A telegram reached Bloemfontein on Friday last that the youngest child of the Rev. C. MORGAN had died at Aliwal North on Thursday previous from the effects of a sunstroke. The Rev. Mr. MORGAN is detained in Capetown on account of the illness of one of his children. The younger children were sent to Aliwal North to meet their parents, with the result above noted.
Thursday 25 January 1883
BIRTH on the 23rd January at West Hill, Grahamstown, the wife of Mr. Justice BUCHANAN of a daughter.
THE LATE MRS. CROXFORD
The Kimberley papers record with regret the death of this much esteemed and lamented lady, who died on the 17th inst, as already mentioned by us. She leaves eleven young children, one of them a fortnight old. The immediate cause of death was jaundice. Our sympathies, like those of every Grahamstown resident, will be with the bereaved husband and his family, in the untimely loss of one whose kindness and goodness to the poor were well-known during her lifetime in this city.

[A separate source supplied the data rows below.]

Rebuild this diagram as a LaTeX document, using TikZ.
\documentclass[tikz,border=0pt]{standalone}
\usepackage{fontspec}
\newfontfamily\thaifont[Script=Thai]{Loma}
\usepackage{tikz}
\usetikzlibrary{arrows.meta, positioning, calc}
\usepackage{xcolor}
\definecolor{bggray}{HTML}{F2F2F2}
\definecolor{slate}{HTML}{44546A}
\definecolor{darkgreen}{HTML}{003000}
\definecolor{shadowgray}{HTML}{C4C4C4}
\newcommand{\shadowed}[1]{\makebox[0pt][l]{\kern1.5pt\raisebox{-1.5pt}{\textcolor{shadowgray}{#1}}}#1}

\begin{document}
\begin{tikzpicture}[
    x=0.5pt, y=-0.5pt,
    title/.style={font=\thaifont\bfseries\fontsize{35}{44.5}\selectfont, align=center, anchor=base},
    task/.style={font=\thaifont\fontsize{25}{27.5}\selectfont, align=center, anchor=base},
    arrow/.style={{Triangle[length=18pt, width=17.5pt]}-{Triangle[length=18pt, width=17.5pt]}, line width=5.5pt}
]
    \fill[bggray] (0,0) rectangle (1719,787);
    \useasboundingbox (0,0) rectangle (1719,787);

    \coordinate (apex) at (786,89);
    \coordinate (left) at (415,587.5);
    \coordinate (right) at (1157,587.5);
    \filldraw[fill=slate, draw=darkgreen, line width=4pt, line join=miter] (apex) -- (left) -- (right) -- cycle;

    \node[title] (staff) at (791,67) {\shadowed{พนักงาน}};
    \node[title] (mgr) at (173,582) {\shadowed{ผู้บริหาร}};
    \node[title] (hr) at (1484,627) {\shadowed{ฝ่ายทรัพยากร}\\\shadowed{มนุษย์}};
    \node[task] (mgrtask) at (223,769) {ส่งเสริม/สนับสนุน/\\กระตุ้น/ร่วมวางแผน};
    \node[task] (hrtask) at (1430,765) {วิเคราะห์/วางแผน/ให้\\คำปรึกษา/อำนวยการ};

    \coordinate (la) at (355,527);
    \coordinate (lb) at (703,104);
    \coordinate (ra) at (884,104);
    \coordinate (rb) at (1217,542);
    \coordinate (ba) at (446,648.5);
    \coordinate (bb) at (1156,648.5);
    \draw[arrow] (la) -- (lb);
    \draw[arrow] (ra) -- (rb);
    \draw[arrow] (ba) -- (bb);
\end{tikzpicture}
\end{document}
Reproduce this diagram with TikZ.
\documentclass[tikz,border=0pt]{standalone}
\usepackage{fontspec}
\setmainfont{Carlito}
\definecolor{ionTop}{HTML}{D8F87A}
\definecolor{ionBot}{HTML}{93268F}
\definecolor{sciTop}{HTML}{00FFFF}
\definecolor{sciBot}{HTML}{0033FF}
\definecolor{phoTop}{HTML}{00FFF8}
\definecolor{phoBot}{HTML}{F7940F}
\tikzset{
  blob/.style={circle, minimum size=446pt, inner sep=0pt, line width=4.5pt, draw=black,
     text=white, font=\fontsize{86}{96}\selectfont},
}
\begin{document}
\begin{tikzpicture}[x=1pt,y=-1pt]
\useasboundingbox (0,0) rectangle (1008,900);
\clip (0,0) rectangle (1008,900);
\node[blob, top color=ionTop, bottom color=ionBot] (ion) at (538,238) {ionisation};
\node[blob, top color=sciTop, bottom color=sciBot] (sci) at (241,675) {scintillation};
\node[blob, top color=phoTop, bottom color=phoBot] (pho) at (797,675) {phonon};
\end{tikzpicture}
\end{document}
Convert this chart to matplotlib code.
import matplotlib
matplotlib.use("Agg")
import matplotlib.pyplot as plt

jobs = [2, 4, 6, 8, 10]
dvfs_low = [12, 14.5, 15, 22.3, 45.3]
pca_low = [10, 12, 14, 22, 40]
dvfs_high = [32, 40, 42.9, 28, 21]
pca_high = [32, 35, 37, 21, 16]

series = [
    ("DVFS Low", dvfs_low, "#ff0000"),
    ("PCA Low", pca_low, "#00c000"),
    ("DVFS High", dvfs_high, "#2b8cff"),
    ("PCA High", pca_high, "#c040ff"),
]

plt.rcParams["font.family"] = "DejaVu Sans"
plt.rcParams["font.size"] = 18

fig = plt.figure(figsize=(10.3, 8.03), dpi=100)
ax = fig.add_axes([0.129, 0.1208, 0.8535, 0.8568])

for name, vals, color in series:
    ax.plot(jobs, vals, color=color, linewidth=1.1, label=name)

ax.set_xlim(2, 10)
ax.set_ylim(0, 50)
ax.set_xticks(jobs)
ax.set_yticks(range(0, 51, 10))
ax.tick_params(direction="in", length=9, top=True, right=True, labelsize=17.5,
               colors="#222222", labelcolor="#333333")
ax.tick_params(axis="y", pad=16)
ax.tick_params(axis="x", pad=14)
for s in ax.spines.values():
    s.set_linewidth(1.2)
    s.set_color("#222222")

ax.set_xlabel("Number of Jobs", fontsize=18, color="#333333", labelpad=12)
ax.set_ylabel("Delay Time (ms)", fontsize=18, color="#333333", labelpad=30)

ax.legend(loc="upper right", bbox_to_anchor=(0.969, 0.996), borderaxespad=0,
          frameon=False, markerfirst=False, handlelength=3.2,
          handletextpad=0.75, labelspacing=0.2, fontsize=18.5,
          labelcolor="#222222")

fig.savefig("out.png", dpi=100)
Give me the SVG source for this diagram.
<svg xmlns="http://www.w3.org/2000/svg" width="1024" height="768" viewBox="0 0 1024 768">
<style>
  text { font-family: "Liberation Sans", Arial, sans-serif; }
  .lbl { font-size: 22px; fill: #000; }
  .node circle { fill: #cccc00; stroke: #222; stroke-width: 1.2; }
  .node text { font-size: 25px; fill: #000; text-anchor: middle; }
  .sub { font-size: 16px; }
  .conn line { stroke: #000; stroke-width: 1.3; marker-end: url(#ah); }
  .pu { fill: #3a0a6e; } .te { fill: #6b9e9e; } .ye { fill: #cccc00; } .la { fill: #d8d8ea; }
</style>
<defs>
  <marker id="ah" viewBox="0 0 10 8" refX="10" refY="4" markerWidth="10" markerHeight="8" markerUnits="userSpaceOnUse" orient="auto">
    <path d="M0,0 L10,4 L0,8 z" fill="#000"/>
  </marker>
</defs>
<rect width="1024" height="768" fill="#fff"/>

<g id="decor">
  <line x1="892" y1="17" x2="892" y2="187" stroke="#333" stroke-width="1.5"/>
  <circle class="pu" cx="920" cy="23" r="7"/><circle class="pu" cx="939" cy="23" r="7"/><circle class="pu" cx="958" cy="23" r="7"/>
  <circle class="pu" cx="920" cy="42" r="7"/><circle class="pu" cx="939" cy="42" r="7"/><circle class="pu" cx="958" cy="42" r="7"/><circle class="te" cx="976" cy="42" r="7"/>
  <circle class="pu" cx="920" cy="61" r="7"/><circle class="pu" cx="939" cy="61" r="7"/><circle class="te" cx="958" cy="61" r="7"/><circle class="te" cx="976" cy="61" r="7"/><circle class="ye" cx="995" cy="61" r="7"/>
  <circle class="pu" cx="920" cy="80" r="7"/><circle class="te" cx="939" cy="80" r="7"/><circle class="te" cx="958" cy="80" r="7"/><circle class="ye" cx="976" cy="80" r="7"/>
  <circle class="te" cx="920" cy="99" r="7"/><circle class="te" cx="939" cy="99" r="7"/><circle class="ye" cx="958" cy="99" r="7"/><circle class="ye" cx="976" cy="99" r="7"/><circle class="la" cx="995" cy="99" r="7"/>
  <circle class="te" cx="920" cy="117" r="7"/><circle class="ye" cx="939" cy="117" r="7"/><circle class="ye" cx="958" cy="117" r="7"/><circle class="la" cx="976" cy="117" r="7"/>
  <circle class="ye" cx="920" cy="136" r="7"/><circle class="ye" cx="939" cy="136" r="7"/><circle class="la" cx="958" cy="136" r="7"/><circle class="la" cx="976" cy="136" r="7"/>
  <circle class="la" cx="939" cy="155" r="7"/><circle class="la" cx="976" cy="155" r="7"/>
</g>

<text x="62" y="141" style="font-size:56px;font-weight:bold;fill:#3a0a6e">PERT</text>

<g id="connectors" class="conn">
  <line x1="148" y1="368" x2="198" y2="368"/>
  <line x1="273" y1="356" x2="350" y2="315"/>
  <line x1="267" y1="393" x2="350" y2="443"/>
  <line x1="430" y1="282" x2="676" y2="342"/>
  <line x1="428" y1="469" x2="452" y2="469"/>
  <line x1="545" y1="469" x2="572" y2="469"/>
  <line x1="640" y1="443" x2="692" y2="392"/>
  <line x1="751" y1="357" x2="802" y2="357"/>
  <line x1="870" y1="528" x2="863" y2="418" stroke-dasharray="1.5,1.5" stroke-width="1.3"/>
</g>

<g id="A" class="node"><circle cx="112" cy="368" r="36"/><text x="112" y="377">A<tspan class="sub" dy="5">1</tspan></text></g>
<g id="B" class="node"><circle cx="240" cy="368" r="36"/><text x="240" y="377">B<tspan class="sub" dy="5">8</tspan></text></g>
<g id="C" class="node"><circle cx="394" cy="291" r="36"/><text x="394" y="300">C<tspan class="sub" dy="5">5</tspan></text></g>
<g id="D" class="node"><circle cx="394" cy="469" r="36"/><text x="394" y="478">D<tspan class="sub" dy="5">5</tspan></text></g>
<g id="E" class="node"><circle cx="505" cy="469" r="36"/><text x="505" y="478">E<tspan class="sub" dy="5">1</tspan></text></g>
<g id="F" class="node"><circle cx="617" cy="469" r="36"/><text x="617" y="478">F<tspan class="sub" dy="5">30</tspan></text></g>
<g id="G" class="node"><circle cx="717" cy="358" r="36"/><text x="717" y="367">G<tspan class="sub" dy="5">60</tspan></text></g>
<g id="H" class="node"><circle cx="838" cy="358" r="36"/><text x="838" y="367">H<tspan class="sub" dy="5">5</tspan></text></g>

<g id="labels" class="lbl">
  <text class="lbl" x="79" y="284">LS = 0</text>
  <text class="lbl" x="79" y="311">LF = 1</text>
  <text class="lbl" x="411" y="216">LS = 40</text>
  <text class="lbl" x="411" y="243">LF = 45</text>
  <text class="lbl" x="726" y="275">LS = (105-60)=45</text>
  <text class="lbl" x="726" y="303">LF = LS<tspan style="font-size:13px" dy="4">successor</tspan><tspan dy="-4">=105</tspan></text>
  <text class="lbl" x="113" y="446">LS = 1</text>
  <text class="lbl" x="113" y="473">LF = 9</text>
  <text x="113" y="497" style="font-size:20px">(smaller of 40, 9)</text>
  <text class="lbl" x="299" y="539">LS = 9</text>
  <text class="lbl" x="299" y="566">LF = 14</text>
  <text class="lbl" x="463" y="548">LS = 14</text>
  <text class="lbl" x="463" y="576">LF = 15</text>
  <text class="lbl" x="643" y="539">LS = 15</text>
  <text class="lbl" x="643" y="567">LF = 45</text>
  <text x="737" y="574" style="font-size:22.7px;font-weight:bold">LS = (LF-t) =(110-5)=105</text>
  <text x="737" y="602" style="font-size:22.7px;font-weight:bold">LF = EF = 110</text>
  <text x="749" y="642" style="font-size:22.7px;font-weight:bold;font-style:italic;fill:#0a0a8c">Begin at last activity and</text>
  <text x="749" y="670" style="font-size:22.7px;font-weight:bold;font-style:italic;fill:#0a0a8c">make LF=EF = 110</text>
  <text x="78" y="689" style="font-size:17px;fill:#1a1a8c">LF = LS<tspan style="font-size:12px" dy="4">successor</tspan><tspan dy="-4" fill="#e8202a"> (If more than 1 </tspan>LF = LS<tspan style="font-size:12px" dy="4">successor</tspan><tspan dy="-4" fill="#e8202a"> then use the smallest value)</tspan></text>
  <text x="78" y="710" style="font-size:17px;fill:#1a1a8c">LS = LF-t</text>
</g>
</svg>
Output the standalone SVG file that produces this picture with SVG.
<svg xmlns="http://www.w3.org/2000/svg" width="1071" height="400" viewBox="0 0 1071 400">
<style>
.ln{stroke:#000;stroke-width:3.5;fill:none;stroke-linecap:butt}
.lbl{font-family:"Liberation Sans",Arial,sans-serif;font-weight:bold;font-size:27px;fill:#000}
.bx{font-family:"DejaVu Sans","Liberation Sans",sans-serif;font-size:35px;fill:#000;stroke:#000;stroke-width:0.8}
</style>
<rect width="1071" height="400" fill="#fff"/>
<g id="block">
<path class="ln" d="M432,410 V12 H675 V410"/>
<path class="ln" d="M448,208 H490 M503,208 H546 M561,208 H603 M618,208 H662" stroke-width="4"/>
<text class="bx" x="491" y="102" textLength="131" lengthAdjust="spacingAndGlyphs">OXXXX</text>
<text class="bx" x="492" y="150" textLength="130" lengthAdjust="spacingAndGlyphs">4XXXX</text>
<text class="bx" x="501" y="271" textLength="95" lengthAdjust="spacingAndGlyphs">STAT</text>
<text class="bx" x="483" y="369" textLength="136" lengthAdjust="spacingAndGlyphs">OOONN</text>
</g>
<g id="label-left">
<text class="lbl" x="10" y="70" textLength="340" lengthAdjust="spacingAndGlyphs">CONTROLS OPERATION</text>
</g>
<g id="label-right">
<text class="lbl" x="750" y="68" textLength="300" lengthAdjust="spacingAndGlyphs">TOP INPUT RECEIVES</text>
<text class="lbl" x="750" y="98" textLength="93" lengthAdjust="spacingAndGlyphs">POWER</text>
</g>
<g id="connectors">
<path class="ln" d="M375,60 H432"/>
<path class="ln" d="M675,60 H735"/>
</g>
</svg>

DIED suddenly this morning at Bloemfontein, O.F.S., Michiel William SMUTS, late of Capetown.
Monday 29 January 1883
MARRIED on the 25th January at Trinity Church, by the Rev. J. Gordon, William St.John, eldest son of Surgeon-General TURNER, late Bombay Army, to Charlotte Anne (Lottie), eldest daughter of the late J. TAYLOR Esq, of Grahamstown.
On Thursday last, at Kingwilliamstown, Mr. TURNER was married to Miss TAYLOR (eldest daughter of the late Mr. John TAYLOR of Grahamstown) at Trinity Church, by the Rev. John GORDON.
Tuesday 30 January 1883
We (P.E. Telegraph) are sorry to hear a telegram was received in Grahamstown on Thursday announcing the death of Mr. Michael SMUTS at Bloemfontein. Mr. SMUTS was formerly in the colonial service and served for several years in the Civil Commissioner’s department at Hanover and Riversdale. He left the colony for the Free State about six months back for the benefit of his health. His brother, Mr. Grindley FERRIS (formerly SMUTS), the manager of the Standard Bank at Pretoria, is well-known in this town.
Wednesday 31 January 1883
The Cradock Register regrets to hear that a man named BILLINGSHURST, a contractor on the Colesberg extension, was accidentally killed on Monday afternoon. It appears that on the arrival of the engine, with a long train of trucks, at Zoutpansdrift, the man was missed, and about an hour and a half afterwards a following train was signalled to stop by some platelayers, who had found the man lying beside the rails, with both legs broken and so injured that he died before reaching Zoutpansdrift. The supposition is that he fell off between the trucks [and] the wheels went over him.